Spider-Man and the League of Realms might be my most anticipated War of the Realms tie-in yet. It features Spidey with a ragtag group of Asgardians fighting what appears to be angels. How can Spider-Man lead these guys? Wait, who put him in charge!?
So what’s it about?
Read the preview.
Why does this matter?
This was Forrest’s most anticipated comic out this week on last week’s Comics Podcast and I don’t blame him. Spider-Man sporting a helmet, shield, and leading the charge to save Earth? Giddyup.
Fine, you have my attention. What’s good about it?
This issue has a good pace, opening with Spider-Man driving his crew into battle as the narrative effectively flashes back as to how he got here. We then get some crazy war battling, a touching bit of Spider-Man endearment, and a cliffhanger that should ramp things up for issue #2. Most importantly writer Sean Ryan brings the iconic Spider-Man humor in full force. A running gag early on is how each one of these Asgardians has an insane name that’s either hard to pronounce or so long you might as well not bother. This looks and sounds like Spider-Man and given the very unique position he’s in that’s great.
Ryan does a good job with introducing an angel character named Fernande. She’s in an unenviable place but is part of a war culture where soldiers do as they are told.

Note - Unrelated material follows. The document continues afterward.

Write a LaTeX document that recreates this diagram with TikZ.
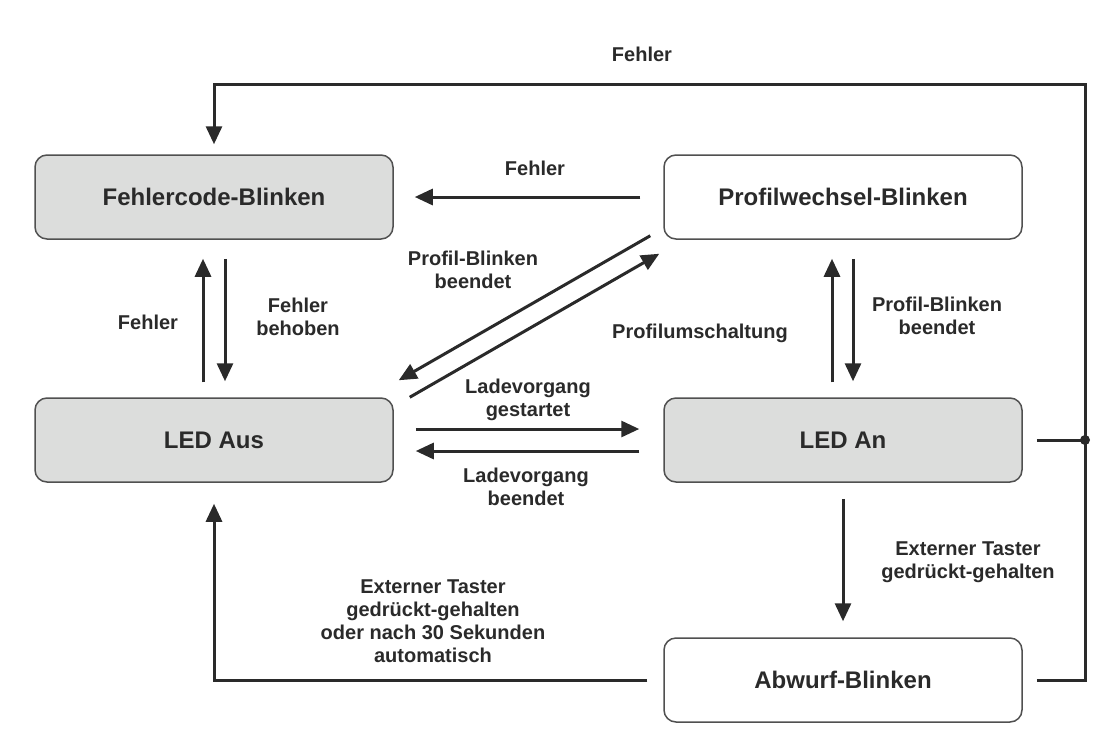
\documentclass[tikz,border=0pt]{standalone}
\usepackage{fontspec}
\setmainfont{Liberation Sans}
\usetikzlibrary{arrows.meta}
\definecolor{boxgray}{HTML}{DCDDDC}
\definecolor{ink}{HTML}{2A2A2A}
\definecolor{frame}{HTML}{505050}
\begin{document}
\begin{tikzpicture}[x=1pt,y=-1pt,
  state/.style={draw=frame, line width=1.5pt, rounded corners=12pt,
    minimum width=358pt, minimum height=84pt, inner sep=0pt,
    font=\fontsize{24}{28}\selectfont\bfseries, text=ink},
  active/.style={state, fill=boxgray},
  idle/.style={state, fill=white},
  lbl/.style={font=\fontsize{20}{23}\selectfont\bfseries, text=ink,
    align=center, inner sep=0pt},
  link/.style={draw=ink, line width=3pt},
  arr/.style={link, -{Triangle[length=18pt,width=16pt]}},
]
\useasboundingbox (0,0) rectangle (1103,737);

% states
\node[active] (fc)  at (214,197) {Fehlercode-Blinken};
\node[idle]   (pw)  at (843,197) {Profilwechsel-Blinken};
\node[active] (aus) at (214,440) {LED Aus};
\node[active] (an)  at (843,440) {LED An};
\node[idle]   (abw) at (843,680) {Abwurf-Blinken};

% helper points of the error loop on the right
\coordinate (jn) at (1085,440);
\coordinate (tr) at (1085,84);

% Fehlercode-Blinken <-> LED Aus
\draw[arr, shorten <=15pt, shorten >=19pt] ([xshift=-11pt]aus.north) -- ([xshift=-11pt]fc.south);
\draw[arr, shorten <=19pt, shorten >=16pt] ([xshift=11pt]fc.south) -- ([xshift=11pt]aus.north);

% Profilwechsel-Blinken <-> LED An
\draw[arr, shorten <=15pt, shorten >=19pt] ([xshift=-11pt]an.north) -- ([xshift=-11pt]pw.south);
\draw[arr, shorten <=19pt, shorten >=16pt] ([xshift=10pt]pw.south) -- ([xshift=10pt]an.north);

% Profilwechsel-Blinken -> Fehlercode-Blinken
\draw[arr, shorten <=23pt, shorten >=21pt] (pw.west) -- (fc.east);

% diagonals between LED Aus and Profilwechsel-Blinken
\draw[arr] ([shift={(-13,-4)}]pw.south west) -- ([shift={(5,-17)}]aus.north east);
\draw[arr] ([shift={(16,0)}]aus.north east) -- ([shift={(-4,14)}]pw.south west);

% LED Aus <-> LED An
\draw[arr, shorten <=22pt, shorten >=24pt] ([yshift=11pt]aus.east) -- ([yshift=11pt]an.west);
\draw[arr, shorten <=24pt, shorten >=22pt] ([yshift=-11pt]an.west) -- ([yshift=-11pt]aus.east);

% LED An -> Abwurf-Blinken
\draw[arr, shorten <=16pt, shorten >=16pt] (an.south) -- (abw.north);

% Abwurf-Blinken -> LED Aus
\draw[arr, shorten >=21pt] ([xshift=-16pt]abw.west) -| (aus.south);

% error loop back to Fehlercode-Blinken
\draw[link] ([xshift=14pt]an.east) -- (jn);
\fill[ink] (jn) circle (5pt);
\draw[arr, shorten >=10pt] ([xshift=14pt]abw.east) -| (tr) -| (fc.north);

% transition labels
\node[lbl] (l1)  at (642,54)  {Fehler};
\node[lbl] (l2)  at (535,168) {Fehler};
\node[lbl] (l3)  at (148,322) {Fehler};
\node[lbl] (l4)  at (298,317) {Fehler\\behoben};
\node[lbl] (l5)  at (473,270) {Profil-Blinken\\beendet};
\node[lbl] (l6)  at (700,333) {Profilumschaltung};
\node[lbl] (l7)  at (937,316) {Profil-Blinken\\beendet};
\node[lbl] (l8)  at (528,400) {Ladevorgang\\gestartet};
\node[lbl] (l9)  at (526,487) {Ladevorgang\\beendet};
\node[lbl] (l10) at (968,562) {Externer Taster\\gedrückt-gehalten};
\node[lbl] (l11) at (433,621) {Externer Taster\\gedrückt-gehalten\\oder nach 30 Sekunden\\automatisch};
\end{tikzpicture}
\end{document}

In a quick flashback, and then later in a scene where she connects with a hero we learn who she is deep down. In an early flashback, we learn why Thor picked Spidey to be the leader of this crew; Spider-Man might be a goof, but he has a heart and has loads of empathy.
Nico Leon draws this issue with Carlos Lopez on colors and Joe Caramagna on letters. Leon draws a lanky and tiny Spider-Man that helps set him apart from the giant Asgardians. The eye expressions work well too which includes intense staredowns and moments of seriousness. The Asgardians joining Spider-Man are all eclectic and well designed too. The Thor flashback is quite nice with a cooler color tone to help add weight to Thor’s compliments and remind us it took place at an earlier time.
It can’t be perfect, can it?
The only negative I can see here, aside from your need to read the bigger event to really understand the weight of this story, is the backgrounds. They’re quite blank and limited. They leave the scenes looking underdeveloped and sometimes lacking in composition.
Is it good?
I had a blast with this tie-in and I’m thirsty for more. Spider-Man leading a crew of killer Asgardians is funny enough, but under the pen of Leon and Ryan, the goofy Spider-Man is shining through nicely.